Task instructions >> Keep the images out and copy every entry below exactly.

Material provided >>
[start]

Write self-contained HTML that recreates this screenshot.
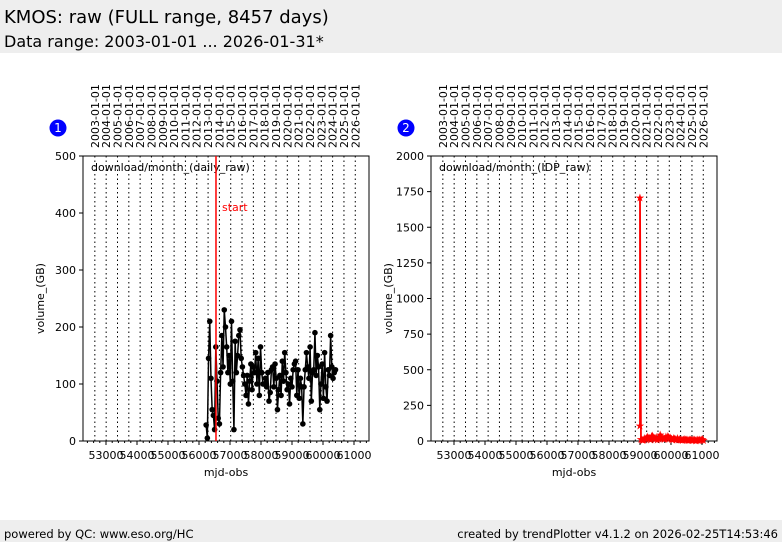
<!DOCTYPE html>
<html><head><meta charset="utf-8">
<style>
body{margin:0;width:782px;height:542px;background:#fff;font-family:"DejaVu Sans","Liberation Sans",sans-serif;position:relative;overflow:hidden}
#hdr{position:absolute;left:0;top:0;width:782px;height:53px;background:#eeeeee}
#t1{position:absolute;left:4px;top:7px;font-size:18px;color:#000}
#t2{position:absolute;left:4px;top:32px;font-size:16px;color:#000}
#ftr{position:absolute;left:0;top:520px;width:782px;height:22px;background:#eeeeee;font-size:11.5px}
#fl{position:absolute;left:4px;top:7px}
#fr{position:absolute;right:4px;top:7px}
svg{position:absolute;left:0;top:0}
</style></head><body>
<div id="hdr">
<div id="t1">KMOS: raw (FULL range, 8457 days)</div>
<div id="t2">Data range: 2003-01-01 ... 2026-01-31*</div>
</div>
<div id="ftr">
<span id="fl">powered by QC: www.eso.org/HC</span>
<span id="fr">created by trendPlotter v4.1.2 on 2026-02-25T14:53:46</span>
</div>
<svg id="chart" width="782" height="542"></svg>
<script>
const years=["2003","2004","2005","2006","2007","2008","2009","2010","2011","2012","2013","2014","2015","2016","2017","2018","2019","2020","2021","2022","2023","2024","2025","2026"];
const xTicks=[53000,54000,55000,56000,57000,58000,59000,60000,61000];
const leftYTicks=[0,100,200,300,400,500];
const rightYTicks=[0,250,500,750,1000,1250,1500,1750,2000];
const leftMjd0=56230, leftStep=39;
const leftValues=[28,5,145,210,110,55,45,20,165,105,40,30,120,185,130,230,200,165,120,150,100,210,105,20,175,120,150,185,195,145,130,115,100,80,115,65,105,135,90,130,120,155,100,145,80,165,120,100,100,110,95,120,70,85,125,130,95,135,110,55,90,115,80,140,105,155,120,90,100,65,110,95,125,135,140,80,125,75,110,95,30,95,125,155,130,110,165,70,120,125,190,115,150,130,55,100,135,75,155,95,70,125,115,185,130,110,120,125];
const startMjd=56548;
const rightMjd0=59000, rightStep=31;
const rightValues=[110,1710,15,10,8,12,20,15,25,30,18,22,12,35,40,28,20,15,25,10,18,22,45,30,25,20,15,18,30,22,35,28,20,25,15,12,20,18,15,10,22,12,15,10,12,8,10,14,9,12,10,6,8,10,12,6,8,10,12,5,8,10,6,10,7,12,14,8];
const NS="http://www.w3.org/2000/svg";
const svg=document.getElementById('chart');
function el(t,a,p){const e=document.createElementNS(NS,t);for(const k in a)e.setAttribute(k,a[k]);(p||svg).appendChild(e);return e;}
const XMIN=52258,XMAX=61484;
function mk(left){
 const L=left?83:431,R=left?369:717,T=156,B=441;
 const ymax=left?500:2000;
 const sx=v=>L+(v-XMIN)/(XMAX-XMIN)*(R-L);
 const sy=v=>B-v/ymax*(B-T);
 return {L,R,T,B,sx,sy};
}
function yearMjd(y){return Math.round((Date.UTC(+y,0,1)-Date.UTC(1858,10,17))/86400000);}
function panel(left){
 const a=mk(left);
 const g=el('g',{});
 
 
 years.forEach(y=>{
  const x=a.sx(yearMjd(y));
  const ln=el('line',{x1:x,x2:x,y1:a.T,y2:a.B,stroke:'#000','stroke-width':1,'stroke-dasharray':'1.5,3'},g);
  
  
  const tx=el('text',{x:x+4,y:a.T-8,'font-size':11,transform:`rotate(-90 ${x+4} ${a.T-8})`},g);
  tx.textContent=y+'-01-01';
  
  
 });
 for(let v=52400;v<=61400;v+=200){
  const x=a.sx(v);const maj=v%1000===0;
  el('line',{x1:x,x2:x,y1:a.B,y2:a.B+(maj?4:2),stroke:'#000'},g);
 }
 xTicks.forEach(v=>{
  const t=el('text',{x:a.sx(v),y:a.B+18,'font-size':11,'text-anchor':'middle'},g);
  t.textContent=v;
  
  
 });
 (left?leftYTicks:rightYTicks).forEach(v=>{
  const y=a.sy(v);
  el('line',{x1:a.L-4,x2:a.L,y1:y,y2:y,stroke:'#000'},g);
  const t=el('text',{x:a.L-7,y:y+4,'font-size':11,'text-anchor':'end'},g);
  t.textContent=v;
  
  
 });
 const fr=el('rect',{x:a.L,y:a.T,width:a.R-a.L,height:a.B-a.T,fill:'none',stroke:'#000','stroke-width':1},g);
 
 
 const xl=el('text',{x:(a.L+a.R)/2,y:a.B+35,'font-size':11,'text-anchor':'middle'},g);
 xl.textContent='mjd-obs';
 
 
 const yx=a.L-39,yy=(a.T+a.B)/2;
 const yl=el('text',{x:yx,y:yy,'font-size':11,'text-anchor':'middle',transform:`rotate(-90 ${yx} ${yy})`},g);
 yl.textContent='volume_(GB)';
 
 
 const lb=el('text',{x:a.L+8,y:a.T+15,'font-size':11},g);
 lb.textContent=left?'download/month_(daily_raw)':'download/month_(IDP_raw)';
 
 
 const cx=left?58:406;
 const c=el('circle',{cx:cx,cy:128,r:8.5,fill:'#0000ff'},g);
 
 
 const ct=el('text',{x:cx,y:132,'font-size':12,fill:'#fff','text-anchor':'middle'},g);
 ct.textContent=left?'1':'2';
 if(left){
  const pts=leftValues.map((v,i)=>[a.sx(leftMjd0+i*leftStep),a.sy(v)]);
  const pl=el('polyline',{points:pts.map(p=>p.join(',')).join(' '),fill:'none',stroke:'#000','stroke-width':1.5},g);
  
  
  pts.forEach(p=>{
   const d=el('circle',{cx:p[0],cy:p[1],r:2.8,fill:'#000'},g);
   
   
  });
  const sxv=a.sx(startMjd);
  const sl=el('line',{x1:sxv,x2:sxv,y1:a.T,y2:a.B,stroke:'#ff0000','stroke-width':1.5},g);
  
  
  const st=el('text',{x:sxv+6,y:211,'font-size':11,fill:'#ff0000'},g);
  st.textContent='start';
  
  
 } else {
  const pts=rightValues.map((v,i)=>[a.sx(rightMjd0+(i<2?0:(i-1)*rightStep)),a.sy(v)]);
  const pl=el('polyline',{points:pts.map(p=>p.join(',')).join(' '),fill:'none',stroke:'#ff0000','stroke-width':1.8},g);
  
  
  pts.forEach(p=>{
   const s=el('text',{x:p[0],y:p[1]+4,'font-size':11,fill:'#ff0000','text-anchor':'middle'},g);
   s.textContent='★';
   
   
  });
 }
}
panel(true);panel(false);
</script>
</body></html>
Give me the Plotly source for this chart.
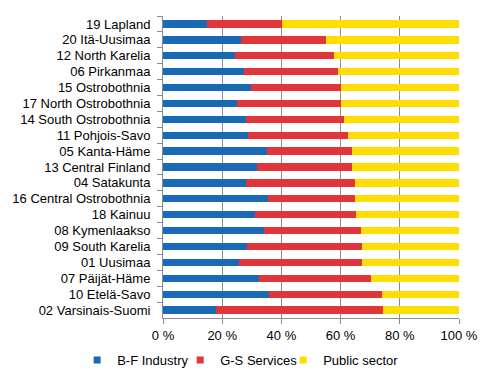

[end]

Output for this exercise >>
Write self-contained HTML that recreates this screenshot.
<!DOCTYPE html>
<html><head><meta charset="utf-8">
<style>
body{margin:0;width:782px;height:542px;background:#fff;font-family:"DejaVu Sans","Liberation Sans",sans-serif;position:relative;overflow:hidden}
#hdr{position:absolute;left:0;top:0;width:782px;height:53px;background:#eeeeee}
#t1{position:absolute;left:4px;top:7px;font-size:18px;color:#000}
#t2{position:absolute;left:4px;top:32px;font-size:16px;color:#000}
#ftr{position:absolute;left:0;top:520px;width:782px;height:22px;background:#eeeeee;font-size:11.5px}
#fl{position:absolute;left:4px;top:7px}
#fr{position:absolute;right:4px;top:7px}
svg{position:absolute;left:0;top:0}
</style></head><body>
<div id="hdr">
<div id="t1">KMOS: raw (FULL range, 8457 days)</div>
<div id="t2">Data range: 2003-01-01 ... 2026-01-31*</div>
</div>
<div id="ftr">
<span id="fl">powered by QC: www.eso.org/HC</span>
<span id="fr">created by trendPlotter v4.1.2 on 2026-02-25T14:53:46</span>
</div>
<svg id="chart" width="782" height="542"></svg>
<script>
const years=["2003","2004","2005","2006","2007","2008","2009","2010","2011","2012","2013","2014","2015","2016","2017","2018","2019","2020","2021","2022","2023","2024","2025","2026"];
const xTicks=[53000,54000,55000,56000,57000,58000,59000,60000,61000];
const leftYTicks=[0,100,200,300,400,500];
const rightYTicks=[0,250,500,750,1000,1250,1500,1750,2000];
const leftMjd0=56230, leftStep=39;
const leftValues=[28,5,145,210,110,55,45,20,165,105,40,30,120,185,130,230,200,165,120,150,100,210,105,20,175,120,150,185,195,145,130,115,100,80,115,65,105,135,90,130,120,155,100,145,80,165,120,100,100,110,95,120,70,85,125,130,95,135,110,55,90,115,80,140,105,155,120,90,100,65,110,95,125,135,140,80,125,75,110,95,30,95,125,155,130,110,165,70,120,125,190,115,150,130,55,100,135,75,155,95,70,125,115,185,130,110,120,125];
const startMjd=56548;
const rightMjd0=59000, rightStep=31;
const rightValues=[110,1710,15,10,8,12,20,15,25,30,18,22,12,35,40,28,20,15,25,10,18,22,45,30,25,20,15,18,30,22,35,28,20,25,15,12,20,18,15,10,22,12,15,10,12,8,10,14,9,12,10,6,8,10,12,6,8,10,12,5,8,10,6,10,7,12,14,8];
const NS="http://www.w3.org/2000/svg";
const svg=document.getElementById('chart');
function el(t,a,p){const e=document.createElementNS(NS,t);for(const k in a)e.setAttribute(k,a[k]);(p||svg).appendChild(e);return e;}
const XMIN=52258,XMAX=61484;
function mk(left){
 const L=left?83:431,R=left?369:717,T=156,B=441;
 const ymax=left?500:2000;
 const sx=v=>L+(v-XMIN)/(XMAX-XMIN)*(R-L);
 const sy=v=>B-v/ymax*(B-T);
 return {L,R,T,B,sx,sy};
}
function yearMjd(y){return Math.round((Date.UTC(+y,0,1)-Date.UTC(1858,10,17))/86400000);}
function panel(left){
 const a=mk(left);
 const g=el('g',{});
 
 
 years.forEach(y=>{
  const x=a.sx(yearMjd(y));
  const ln=el('line',{x1:x,x2:x,y1:a.T,y2:a.B,stroke:'#000','stroke-width':1,'stroke-dasharray':'1.5,3'},g);
  
  
  const tx=el('text',{x:x+4,y:a.T-8,'font-size':11,transform:`rotate(-90 ${x+4} ${a.T-8})`},g);
  tx.textContent=y+'-01-01';
  
  
 });
 for(let v=52400;v<=61400;v+=200){
  const x=a.sx(v);const maj=v%1000===0;
  el('line',{x1:x,x2:x,y1:a.B,y2:a.B+(maj?4:2),stroke:'#000'},g);
 }
 xTicks.forEach(v=>{
  const t=el('text',{x:a.sx(v),y:a.B+18,'font-size':11,'text-anchor':'middle'},g);
  t.textContent=v;
  
  
 });
 (left?leftYTicks:rightYTicks).forEach(v=>{
  const y=a.sy(v);
  el('line',{x1:a.L-4,x2:a.L,y1:y,y2:y,stroke:'#000'},g);
  const t=el('text',{x:a.L-7,y:y+4,'font-size':11,'text-anchor':'end'},g);
  t.textContent=v;
  
  
 });
 const fr=el('rect',{x:a.L,y:a.T,width:a.R-a.L,height:a.B-a.T,fill:'none',stroke:'#000','stroke-width':1},g);
 
 
 const xl=el('text',{x:(a.L+a.R)/2,y:a.B+35,'font-size':11,'text-anchor':'middle'},g);
 xl.textContent='mjd-obs';
 
 
 const yx=a.L-39,yy=(a.T+a.B)/2;
 const yl=el('text',{x:yx,y:yy,'font-size':11,'text-anchor':'middle',transform:`rotate(-90 ${yx} ${yy})`},g);
 yl.textContent='volume_(GB)';
 
 
 const lb=el('text',{x:a.L+8,y:a.T+15,'font-size':11},g);
 lb.textContent=left?'download/month_(daily_raw)':'download/month_(IDP_raw)';
 
 
 const cx=left?58:406;
 const c=el('circle',{cx:cx,cy:128,r:8.5,fill:'#0000ff'},g);
 
 
 const ct=el('text',{x:cx,y:132,'font-size':12,fill:'#fff','text-anchor':'middle'},g);
 ct.textContent=left?'1':'2';
 if(left){
  const pts=leftValues.map((v,i)=>[a.sx(leftMjd0+i*leftStep),a.sy(v)]);
  const pl=el('polyline',{points:pts.map(p=>p.join(',')).join(' '),fill:'none',stroke:'#000','stroke-width':1.5},g);
  
  
  pts.forEach(p=>{
   const d=el('circle',{cx:p[0],cy:p[1],r:2.8,fill:'#000'},g);
   
   
  });
  const sxv=a.sx(startMjd);
  const sl=el('line',{x1:sxv,x2:sxv,y1:a.T,y2:a.B,stroke:'#ff0000','stroke-width':1.5},g);
  
  
  const st=el('text',{x:sxv+6,y:211,'font-size':11,fill:'#ff0000'},g);
  st.textContent='start';
  
  
 } else {
  const pts=rightValues.map((v,i)=>[a.sx(rightMjd0+(i<2?0:(i-1)*rightStep)),a.sy(v)]);
  const pl=el('polyline',{points:pts.map(p=>p.join(',')).join(' '),fill:'none',stroke:'#ff0000','stroke-width':1.8},g);
  
  
  pts.forEach(p=>{
   const s=el('text',{x:p[0],y:p[1]+4,'font-size':11,fill:'#ff0000','text-anchor':'middle'},g);
   s.textContent='★';
   
   
  });
 }
}
panel(true);panel(false);
</script>
</body></html>
Give me the Plotly source for this chart.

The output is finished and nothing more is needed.